German curler (born 2002)

Johannes Martin Scheuerl (born 20 November 2002) is a German curler originally from Oberstdorf.

==Career==
===Juniors===
Scheuerl began curling in around 2014. Scheuerl made his international début at the 2019 European Youth Olympic Winter Festival, where he was the second on the German team, which was skipped by Felix Messenzehl. There, the team finished in sixth place. Scheuerl also played second for German mixed team in the 2020 Winter Youth Olympics. The team, which was skipped by Benjamin Kapp finished in eighth overall.

Scheuerl was a member of the German junior men's team from 2022 to 2024, playing second on the rink, which was skipped by Kapp. The team won silver medals at the 2022 and 2023 World Junior Curling Championships, the latter played on home ice in Füssen.
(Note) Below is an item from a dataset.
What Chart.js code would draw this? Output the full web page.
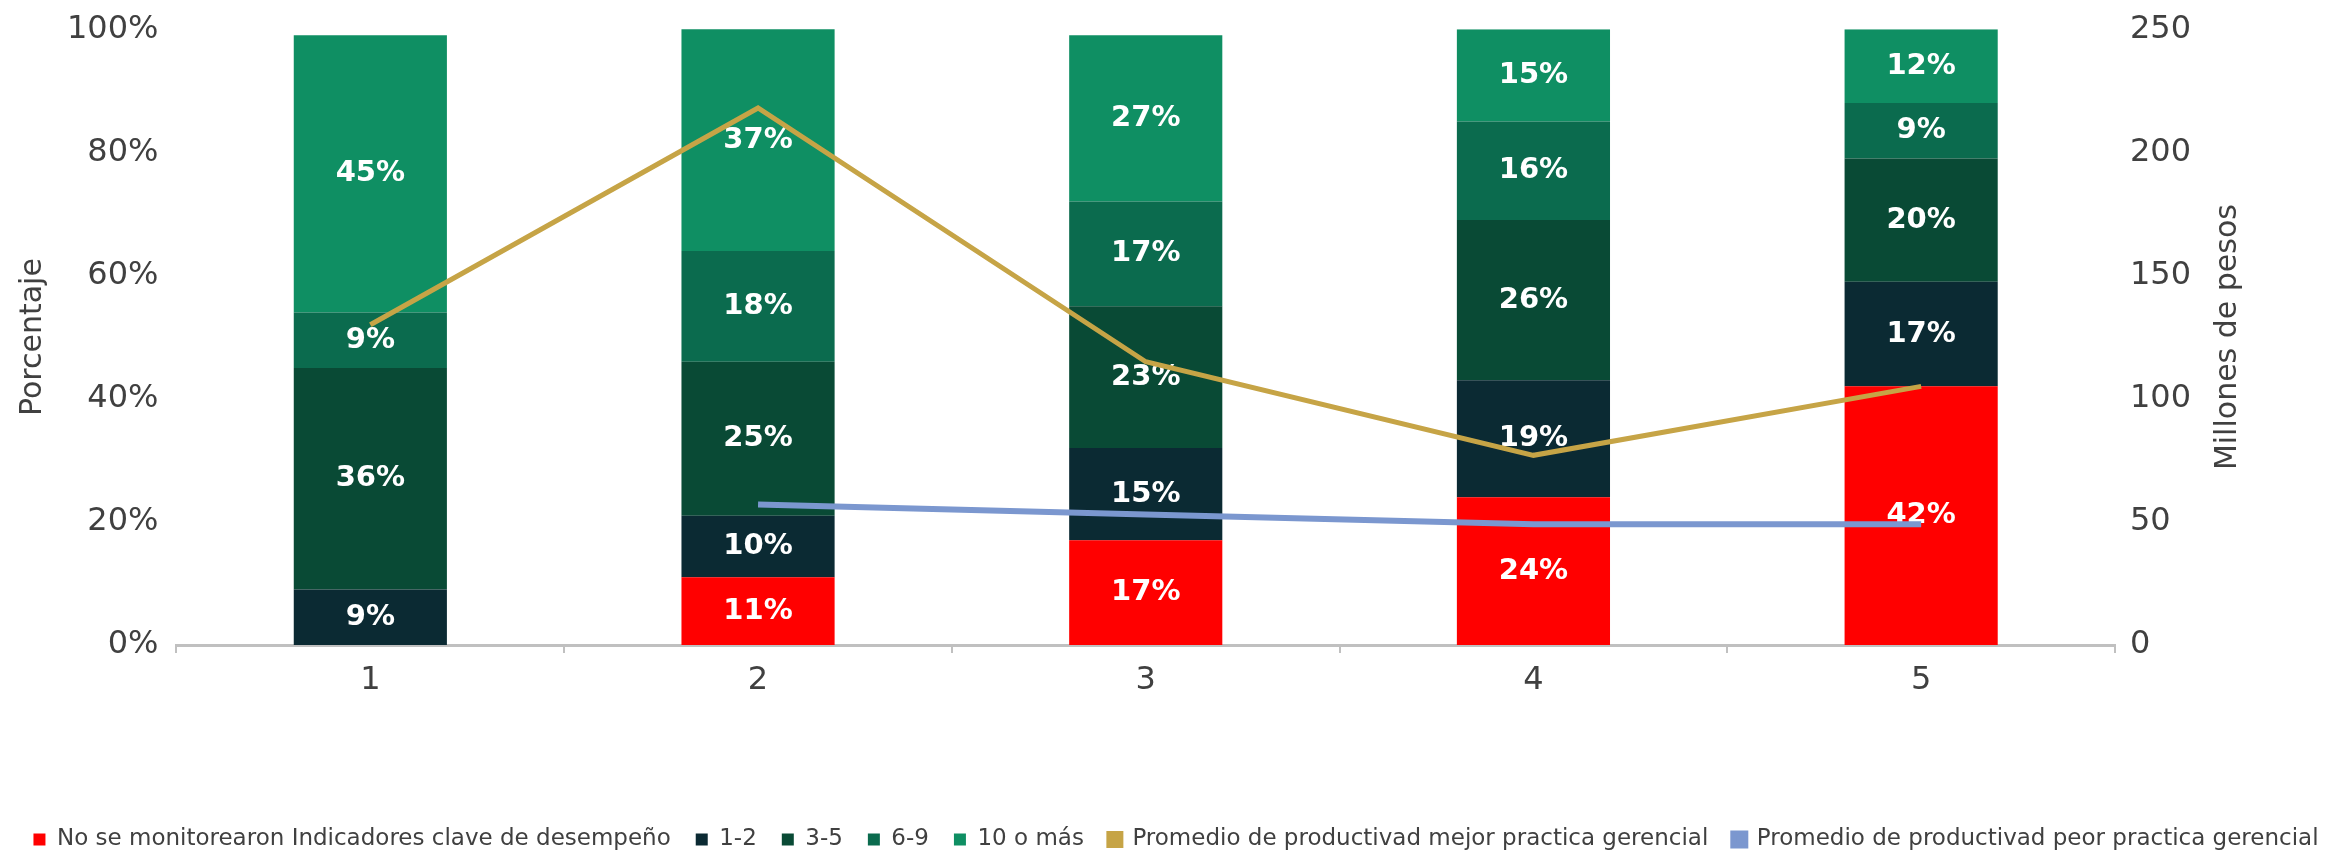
<!DOCTYPE html>
<html lang="es">
<head>
<meta charset="utf-8">
<title>Indicadores clave de desempeño y productividad</title>
<script src="https://cdn.jsdelivr.net/npm/chart.js@4.4.1/dist/chart.umd.min.js"></script>
<style>
  html, body { margin: 0; padding: 0; background: #fff; }
  #wrap { width: 2352px; height: 861px; position: relative; }
</style>
</head>
<body>
<div id="wrap"><canvas id="chart"></canvas></div>
<script>
// Grupos (eje x) y porcentaje de empresas por número de indicadores monitoreados
const categorias = ['1', '2', '3', '4', '5'];
const sinMonitoreo = [0, 11, 17, 24, 42];
const kpi1a2 = [9, 10, 15, 19, 17];
const kpi3a5 = [36, 25, 23, 26, 20];
const kpi6a9 = [9, 18, 17, 16, 9];
const kpi10mas = [45, 37, 27, 15, 12];

// Productividad promedio, millones de pesos (eje derecho)
const promedioMejor = [130, 218, 115, 77, 105];
const promedioPeor = [null, 57, 53, 49, 49];

const colorTexto = '#404040';
const fuente = '"DejaVu Sans", sans-serif';

Chart.defaults.font.family = fuente;
Chart.defaults.color = colorTexto;

// Etiquetas blancas dentro de cada segmento; se pintan antes que las líneas
const etiquetasBarras = {
  id: 'etiquetasBarras',
  afterDatasetDraw(chart, args) {
    const meta = args.meta;
    if (meta.type !== 'bar') return;
    const valores = chart.data.datasets[args.index].data;
    const tope = chart.chartArea.top;
    const ctx = chart.ctx;
    ctx.save();
    ctx.font = 'bold 29px ' + fuente;
    ctx.fillStyle = '#ffffff';
    ctx.textAlign = 'center';
    ctx.textBaseline = 'middle';
    meta.data.forEach((b, i) => {
      if (!valores[i]) return;
      // si el segmento pasa del 100 % se centra en la parte visible
      const y = (Math.max(b.y, tope) + b.base) / 2;
      ctx.fillText(valores[i] + '%', b.x, y);
    });
    ctx.restore();
  }
};

// Título del eje derecho, leído de abajo hacia arriba
const tituloDerecho = {
  id: 'tituloDerecho',
  afterDraw(chart) {
    const s = chart.scales.y1;
    const ctx = chart.ctx;
    ctx.save();
    ctx.translate(s.left + 113, (s.top + s.bottom) / 2);
    ctx.rotate(-Math.PI / 2);
    ctx.font = '30px ' + fuente;
    ctx.fillStyle = colorTexto;
    ctx.textAlign = 'center';
    ctx.textBaseline = 'middle';
    ctx.fillText('Millones de pesos', 0, 0);
    ctx.restore();
  }
};

const barra = (label, data, color) => ({
  label,
  data,
  backgroundColor: color,
  borderWidth: 0,
  stack: 'empresas',
  yAxisID: 'y',
  order: 1,
  barPercentage: 0.395,
  categoryPercentage: 1
});

const linea = (label, data, color, ancho) => ({
  type: 'line',
  label,
  data,
  borderColor: color,
  backgroundColor: color,
  borderWidth: ancho,
  pointRadius: 0,
  tension: 0,
  spanGaps: false,
  yAxisID: 'y1',
  order: 0
});

new Chart(document.getElementById('chart'), {
  type: 'bar',
  data: {
    labels: categorias,
    datasets: [
      barra('No se monitorearon Indicadores clave de desempeño', sinMonitoreo, '#ff0000'),
      barra('1-2', kpi1a2, '#0b2a33'),
      barra('3-5', kpi3a5, '#094a35'),
      barra('6-9', kpi6a9, '#0b6b4e'),
      barra('10 o más', kpi10mas, '#0f8f63'),
      linea('Promedio de productivad mejor practica gerencial', promedioMejor, '#c6a446', 5),
      linea('Promedio de productivad peor practica gerencial', promedioPeor, '#7b97cf', 6)
    ]
  },
  options: {
    responsive: true,
    maintainAspectRatio: false,
    animation: false,
    layout: { padding: { top: 8, left: 0, right: 0, bottom: 0 } },
    plugins: {
      tooltip: { enabled: false },
      legend: {
        position: 'bottom',
        labels: {
          font: { size: 23 },
          color: colorTexto,
          boxWidth: 12,
          boxHeight: 12,
          padding: 25,
          sort: (a, b) => a.datasetIndex - b.datasetIndex
        }
      }
    },
    scales: {
      x: {
        stacked: true,
        grid: {
          display: true,
          drawOnChartArea: false,
          drawTicks: true,
          tickLength: 8,
          color: '#c0c0c0',
          lineWidth: 2
        },
        border: { color: '#c0c0c0', width: 3 },
        ticks: { font: { size: 32 }, color: colorTexto, padding: 8 },
        afterFit(s) { s.height = 158; }
      },
      y: {
        stacked: true,
        position: 'left',
        min: 0,
        max: 100,
        grid: { display: false },
        border: { display: false },
        ticks: {
          stepSize: 20,
          padding: 10,
          font: { size: 32 },
          color: colorTexto,
          callback: v => v + '%'
        },
        title: {
          display: true,
          text: 'Porcentaje',
          font: { size: 30 },
          color: colorTexto,
          padding: { top: 15, bottom: 6 }
        }
      },
      y1: {
        position: 'right',
        min: 0,
        max: 250,
        grid: { display: false },
        border: { display: false },
        ticks: {
          stepSize: 50,
          padding: 7,
          font: { size: 32 },
          color: colorTexto
        },
        afterFit(s) { s.width = 237; }
      }
    }
  },
  plugins: [etiquetasBarras, tituloDerecho]
});
</script>
</body>
</html>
The team did not fare as well at the 2024 World Junior Curling Championships, finishing 5th.

===Men's===
Kapp would join as the lead of the new German team skipped by Marc Muskatewitz during the 2023–24 curling season, alongside junior teammates Kapp and Messenzehl. That season, the team won the 2023 Aberdeen Classic. The team also won the German Men's Curling Championship in 2024, earning the rink the right to represent the country at the 2024 World Men's Curling Championship. It would be a World Championship début for Scheuerl. The new team would have a strong showing at the , finishing in 5th place after losing to Italy's Joël Retornaz in the playoffs. However, the team would build upon this success at the 2024 European Curling Championships, they would beat Scotland's Bruce Mouat 9–7 in the final to win Germany's first European medal since 2008, and their first gold since 2004. After winning the European Championships, the team qualified for their first Tier 1 Grand Slam of Curling event, the 2024 National, where they had a strong showing, losing in the quarterfinals to Mike McEwen 6–5. The team also continued to perform well on the world curling circuit, winning the 2024 Karuizawa International Curling Championships. Muskatewitz would then win the 2025 German Men's Championship against Sixten Totzek, qualifying the Muskatewitz rink to represent Germany at the 2025 World Men's Curling Championship. At the 2025 World's, team Muskatewitz would finish the round robin with a 5–7 record, finishing outside of the playoffs in 8th place. However, the Muskatewitz rink's performance over the last two world championships earned Germany enough points to qualify directly for the 2026 Winter Olympics. There, they would finish in 7th place with a 4–5 record. Team Muskatewitz would finish the season at the 2026 World Men's Curling Championship, where they would again finish outside of the playoffs in 9th place with a 4–8 record. At the end of the season, with Muskatewitz announcing that he will be taking a step back from competitive men's curling due to "personal reasons", Scheuerl moved up to the second position of the German men's national team skipped now by Kapp, alongside Messenzehl as third, and Mario Trevisiol as lead.

==Personal life==
Scheuerl lives in Kempten. He works as a sport soldier.